Two newspapers, 58 years and 95 days apart.
The Globe and Mail – July 1, 1967
The front page is both ceremonial and confident:
“THIS DAY IS CANADA’S”
PM says it for all of us
A black-and-white portrait of Queen Elizabeth II dominates the upper fold, a classic broadsheet composition. The typography is austere serif; authoritative but not loud. Below it, the sub-headline carries a sober optimism:
“Ours is a good land; resolve to better it.”
You can sense the mood of Confederation’s centennial – dignified, formal, and united in tone. The design language is about order: balanced columns, justified text, heavy headlines, narrow gutters. It is a product of hot-metal typesetting and a pre-offset world where precision cost time and skill. Every word was literally cast in lead.
Even the surrounding stories reveal the priorities of a print-centred nation: a service at Westminster Abbey marking Canada’s birthday; theatre news about the O’Keefe Centre; Parliament stories laid out like civic inventory. The tactile rhythm of the paper – the slight crackle of newsprint, the faint acidy smell – gives a sense of occasion. The reader in 1967 was reading not just information, but ceremony.

The Toronto Star – October 4, 2025
Nearly six decades later, the Star opens with a full-bleed, full-colour photograph of a Blue Jays player with the exulting headline:
“GO TIME.”
The design is kinetic, image-forward, modern. Fonts are sans-serif, space is generous, photography bleeds to the edge. Where the 1967 Globe told the story through words, the 2025 Star tells it through image and emotion. It’s designed for the impulse buyer and the Instagram scroller alike: bold imagery that translates even when glimpsed across a café counter.
Inside, stories still reflect civic life – arts, politics, human moments – but the tone has become more conversational, less ceremonial and structured. The paper leans on visual hierarchy with photography, whitespace, colour cues, modular boxes. Yet it remains tactile: the ink rubs off, the fold creases. Amid the flood of screens, holding it feels like an act of deliberate attention.
Both papers have survived more than a century of reinvention.

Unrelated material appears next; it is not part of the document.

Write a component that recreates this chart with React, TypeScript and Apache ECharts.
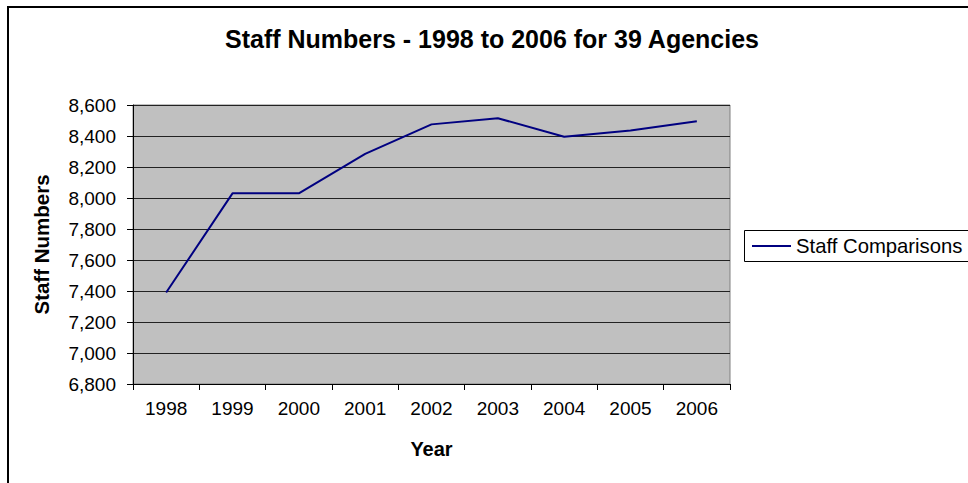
import React, { useEffect, useRef } from "react";
import * as echarts from "echarts";

const years = ["1998", "1999", "2000", "2001", "2002", "2003", "2004", "2005", "2006"];
const staffComparisons = [7390, 8030, 8030, 8285, 8475, 8515, 8395, 8435, 8495];
const yMin = 6800;
const yMax = 8600;
const yStep = 200;

const FONT = '"Liberation Sans", Arial, sans-serif';

export default function App() {
  const ref = useRef<HTMLDivElement>(null);
  useEffect(() => {
    if (!ref.current) return;
    const chart = echarts.init(ref.current, null, { renderer: "svg" });
    chart.setOption({
      animation: false,
      backgroundColor: "#ffffff",
      textStyle: { fontFamily: FONT, color: "#000" },
      title: {
        text: "Staff Numbers - 1998 to 2006 for 39 Agencies",
        left: 492,
        textAlign: "center",
        top: 26,
        padding: 0,
        textStyle: { fontFamily: FONT, fontSize: 25, fontWeight: "bold", color: "#000" },
      },
      graphic: [
        {
          type: "rect",
          z: -10,
          shape: { x: 8, y: 7, width: 1100, height: 1000 },
          style: { fill: "transparent", stroke: "#000", lineWidth: 2 },
        },
        {
          type: "rect",
          z: -10,
          shape: { x: 744.5, y: 230.5, width: 400, height: 31 },
          style: { fill: "transparent", stroke: "#000", lineWidth: 1 },
        },
      ],
      legend: {
        left: 752,
        top: 236,
        padding: 0,
        icon: "rect",
        itemWidth: 39,
        itemHeight: 2,
        textStyle: { fontFamily: FONT, fontSize: 20.3, color: "#000" },
        data: [{ name: "Staff Comparisons", itemStyle: { color: "#000080" } }],
      },
      grid: {
        left: 133,
        right: 238,
        top: 105,
        bottom: 99,
        show: true,
        backgroundColor: "#C0C0C0",
        borderColor: "#808080",
        borderWidth: 1,
      },
      xAxis: {
        type: "category",
        data: years,
        boundaryGap: true,
        name: "Year",
        nameLocation: "middle",
        nameGap: 55,
        nameTextStyle: { fontFamily: FONT, fontSize: 20, fontWeight: "bold", color: "#000" },
        axisLine: { show: true, lineStyle: { color: "#000", width: 1 } },
        axisTick: { show: true, length: 6, inside: false, lineStyle: { color: "#000" } },
        axisLabel: { fontFamily: FONT, fontSize: 19, color: "#000", margin: 15 },
        splitLine: { show: false },
      },
      yAxis: {
        type: "value",
        min: yMin,
        max: yMax,
        interval: yStep,
        name: "Staff Numbers",
        nameLocation: "middle",
        nameGap: 81,
        nameRotate: 90,
        nameTextStyle: { fontFamily: FONT, fontSize: 20.5, fontWeight: "bold", color: "#000" },
        axisLine: { show: true, lineStyle: { color: "#000", width: 1 } },
        axisTick: { show: true, length: 6, inside: false, lineStyle: { color: "#000" } },
        axisLabel: {
          fontFamily: FONT,
          fontSize: 19,
          color: "#000",
          margin: 17,
          formatter: (v: number) => v.toLocaleString("en-US"),
        },
        splitLine: { show: true, lineStyle: { color: "#222", width: 1 } },
      },
      series: [
        {
          name: "Staff Comparisons",
          type: "line",
          data: staffComparisons,
          showSymbol: false,
          symbol: "none",
          lineStyle: { color: "#000080", width: 2 },
          itemStyle: { color: "#000080" },
        },
      ],
    });
    return () => chart.dispose();
  }, []);
  return (
    <div
      ref={ref}
      style={{ position: "fixed", left: 0, top: 0, width: 968, height: 483 }}
    />
  );
}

The Globe and Mail has been around since 1844 and initially was the ‘voice’ of commerce in Toronto. Over time it has become Canada’s ‘business’ paper and it’s analogue evolution has included moving from letterpress to offset printing, with colour adopted in the 1980s. It would still be referred to as a ‘broadsheet’ paper nowadays; otherwise known as a newspaper with long, tall pages – an anchor for readers seeking depth in an era of speed.
The Toronto Star was founded in 1892 and began as a “working-class daily.” It has since evolved into Canada’s largest newspaper both by circulation and readership. The Star embraced photo-journalism early and shifted from street sales to subsrciptions as it evolved from full printing presses.
Both papers have developed a sense of trust in their physical editions. Even now, both the Globe and Star maintain print runs. They know that the printed page confers a permanence and deliberateness that digital cannot. Holding the 1967 issue connects you directly to a moment in time, not mediated by pixels. It’s a document you can age, see wear, smell, and see yellowing. It connects memory and material.
These two issues have become part of collective memory with their tangibility. The original print holds a material authenticity – the layout, the paper stock (heavier in ’67), the imperfections and its evident fragility… it’s a part of cultural record keeping.

The difference between these two papers – through tone and immediacy primarily – shows how the analogue form can host different values. It’s not that analogue forces one style; the form is flexible. But, paper forces you to choose – what makes the front page… what demands attention?
Among those, like me, who still buy print, each front page serves as a daily ‘theatre’ … a daily ‘this is what matters today’ presentation (editorial slants aside). …and, we know that this plays out globally. The Times of London, The New York Times, Le Monde, Asahi Shimbun share the paradox of being both disposable and archval. They record passing moments in a form meant to outlive it.
Across continents, analogue newspapers provide a civic mirror, a shared design discipline of retangular constraint, and a cultural ritual – often in the morning for me with a dark, black, extra hot coffee close by.
The 1967 Globe aligns with mid-century broadsheet archetypes; the post-war gravitas of the Times or the Washington Post. The 2025 Star fits the global 21st-century vernacular: photo-driven, emotionally charged, designed for repurposing across digital channels but still printed for those who crave touch.
Together, they trace the worldwide analogue lineage: the newspaper as both product and practice — a rhythm of days, of pages, of ink.
For The Analogue Press, these time-machines of ink and fibre are held up as models for our ethos – slowness as meaning (yesterday’s truth, already old – and therefore reflective), material permanence (folded, marked, torn – it resists deletion), shared physicality (it can be left on the table at the coffee shop for the next person to sit down), and a design of intention (each typeface, photo crop and layout line representing a human touch; not an algorithmic guess).
Both papers proclaim that history still needs surface and a desire to fix meaning in matter. That is The Analogue Press structure: permanence, texture, reflection, and the quiet rebellion of ink.